Münchner "Baal"-Entscheidung

Ein "Bärendienst" an Brecht

Nicolas Stemann im Gespräch mit Andrea Gerk · 19.02.2015
Noch zweimal darf Brechts "Baal" in der Inszenierung von Frank Castorf aufgeführt werden, dann ist Schluss. Das sei kein Kompromiss, sondern eine Niederlage des Theaters, meint der Regisseur Nicolas Stemann.
Gestern einigten sich der Suhrkamp-Verlag und das Münchner Residenztheater hinsichtlich der umstrittenen Aufführung von Brechts "Baal" in der Inszenierung von Frank Castorf.

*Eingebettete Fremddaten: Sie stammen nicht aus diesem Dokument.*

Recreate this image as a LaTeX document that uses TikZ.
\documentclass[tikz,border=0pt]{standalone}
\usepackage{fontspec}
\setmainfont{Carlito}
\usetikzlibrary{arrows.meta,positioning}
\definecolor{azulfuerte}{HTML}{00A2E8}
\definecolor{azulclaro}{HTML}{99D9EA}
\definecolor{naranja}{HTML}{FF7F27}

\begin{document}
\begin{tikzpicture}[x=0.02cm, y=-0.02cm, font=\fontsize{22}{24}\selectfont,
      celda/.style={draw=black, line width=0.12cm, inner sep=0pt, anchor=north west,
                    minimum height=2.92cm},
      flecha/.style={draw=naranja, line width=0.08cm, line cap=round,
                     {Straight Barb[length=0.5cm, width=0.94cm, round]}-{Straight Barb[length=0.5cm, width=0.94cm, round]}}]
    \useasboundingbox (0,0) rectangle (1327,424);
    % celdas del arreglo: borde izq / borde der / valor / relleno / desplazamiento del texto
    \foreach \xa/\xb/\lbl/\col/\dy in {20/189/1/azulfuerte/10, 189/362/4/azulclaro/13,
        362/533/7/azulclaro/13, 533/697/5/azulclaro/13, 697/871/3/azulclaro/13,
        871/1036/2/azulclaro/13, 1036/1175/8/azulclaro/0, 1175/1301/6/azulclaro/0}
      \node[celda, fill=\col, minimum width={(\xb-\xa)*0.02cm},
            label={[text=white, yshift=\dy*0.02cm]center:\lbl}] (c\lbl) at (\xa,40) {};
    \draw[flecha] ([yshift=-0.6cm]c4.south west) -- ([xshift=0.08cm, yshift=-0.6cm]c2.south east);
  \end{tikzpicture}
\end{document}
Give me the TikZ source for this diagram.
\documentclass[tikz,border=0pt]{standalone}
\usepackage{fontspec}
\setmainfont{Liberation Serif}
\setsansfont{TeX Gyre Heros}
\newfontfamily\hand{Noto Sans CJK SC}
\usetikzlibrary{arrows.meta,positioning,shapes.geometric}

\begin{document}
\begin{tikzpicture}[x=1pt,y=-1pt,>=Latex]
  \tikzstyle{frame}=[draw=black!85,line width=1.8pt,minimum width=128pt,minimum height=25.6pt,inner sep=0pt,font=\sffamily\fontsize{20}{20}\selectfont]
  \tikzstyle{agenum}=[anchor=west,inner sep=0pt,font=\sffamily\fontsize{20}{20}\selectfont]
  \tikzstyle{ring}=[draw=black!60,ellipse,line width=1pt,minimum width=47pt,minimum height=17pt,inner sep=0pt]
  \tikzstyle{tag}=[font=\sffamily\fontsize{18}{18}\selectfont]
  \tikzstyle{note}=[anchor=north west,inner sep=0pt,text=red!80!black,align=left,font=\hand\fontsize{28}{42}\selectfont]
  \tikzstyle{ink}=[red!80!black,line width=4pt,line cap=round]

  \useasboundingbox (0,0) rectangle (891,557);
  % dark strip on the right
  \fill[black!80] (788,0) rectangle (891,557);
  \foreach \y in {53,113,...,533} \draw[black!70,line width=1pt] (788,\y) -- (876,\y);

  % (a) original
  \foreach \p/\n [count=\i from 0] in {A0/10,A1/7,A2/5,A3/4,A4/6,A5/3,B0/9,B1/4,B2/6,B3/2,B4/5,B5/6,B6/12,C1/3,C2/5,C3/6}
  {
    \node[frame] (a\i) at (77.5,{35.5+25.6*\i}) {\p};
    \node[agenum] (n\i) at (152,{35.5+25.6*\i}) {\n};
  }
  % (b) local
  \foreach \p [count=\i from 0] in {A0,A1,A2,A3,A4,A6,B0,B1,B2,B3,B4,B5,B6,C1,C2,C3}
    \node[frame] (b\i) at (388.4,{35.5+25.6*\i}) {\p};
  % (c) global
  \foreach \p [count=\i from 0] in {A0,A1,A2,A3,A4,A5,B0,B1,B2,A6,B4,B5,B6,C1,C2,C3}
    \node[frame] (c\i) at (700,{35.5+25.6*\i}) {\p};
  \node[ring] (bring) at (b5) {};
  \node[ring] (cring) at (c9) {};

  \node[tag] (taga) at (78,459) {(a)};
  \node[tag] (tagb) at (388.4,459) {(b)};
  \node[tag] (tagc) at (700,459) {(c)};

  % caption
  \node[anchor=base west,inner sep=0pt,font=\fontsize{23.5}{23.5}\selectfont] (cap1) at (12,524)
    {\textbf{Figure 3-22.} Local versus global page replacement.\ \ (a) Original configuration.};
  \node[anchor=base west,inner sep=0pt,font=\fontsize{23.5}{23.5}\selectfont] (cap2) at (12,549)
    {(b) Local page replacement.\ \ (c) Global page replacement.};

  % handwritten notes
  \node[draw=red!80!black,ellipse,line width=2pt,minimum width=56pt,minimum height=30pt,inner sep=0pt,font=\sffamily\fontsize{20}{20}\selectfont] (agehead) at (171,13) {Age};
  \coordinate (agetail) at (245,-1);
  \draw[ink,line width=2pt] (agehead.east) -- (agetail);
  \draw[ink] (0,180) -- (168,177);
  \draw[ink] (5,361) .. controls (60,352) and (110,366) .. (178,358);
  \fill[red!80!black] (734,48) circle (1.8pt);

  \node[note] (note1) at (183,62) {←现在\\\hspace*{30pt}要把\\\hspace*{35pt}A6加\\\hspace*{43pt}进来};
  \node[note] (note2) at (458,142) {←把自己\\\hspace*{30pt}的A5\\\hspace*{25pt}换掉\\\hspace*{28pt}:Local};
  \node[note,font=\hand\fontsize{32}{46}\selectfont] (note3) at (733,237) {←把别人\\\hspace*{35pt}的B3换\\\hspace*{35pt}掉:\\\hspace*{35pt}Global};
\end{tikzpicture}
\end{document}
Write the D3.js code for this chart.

Der Regisseur Nicolas Stemann kritisiert diese Entscheidung: Dabei handele es sich nicht um einen Kompromiss, sondern um eine Niederlage des Residenztheaters. Für überraschend hält der Regisseur diesen Ausgang gleichwohl nicht: "Man weiß, dass die Brecht-Erben so drauf sind, und die nehmen sich auch gerne wichtig. Und die Rechtslage ist – da muss man in diesem Fall sagen: leider – auf ihrer Seite."
Kritisch sieht Stemann auch das Vorgehen Frank Castorfs: "Ich glaube, dass Castorf letztendlich an dieser harten Konfrontation Interesse hatte und nicht so sehr daran, eine Lösung zu finden."
Resultat des Streits: kein Brecht mehr auf der Bühne?
Eine restriktive Haltung gegenüber Veränderungen am Originaltext wie bei den Brecht-Erben berge die Gefahr, dass die Stücke des Dichters nicht mehr auf die Bühne gebracht werde, warnt Stemann. "Brecht erweisen sie damit einen Bärendienst." Dessen Texte brauchten diesen Schutz nicht. "Der kann sich durchaus selber wehren", betonte er. "Und das sind ja die Auseinandersetzungen, die mich dann als Regisseur interessieren, wenn ich mit einem Kampf vielleicht auch mit einem Text gehe. Dann möchte ich ja, dass der Text sich selber wehrt und dass nicht sein Anwalt bei mir anruft."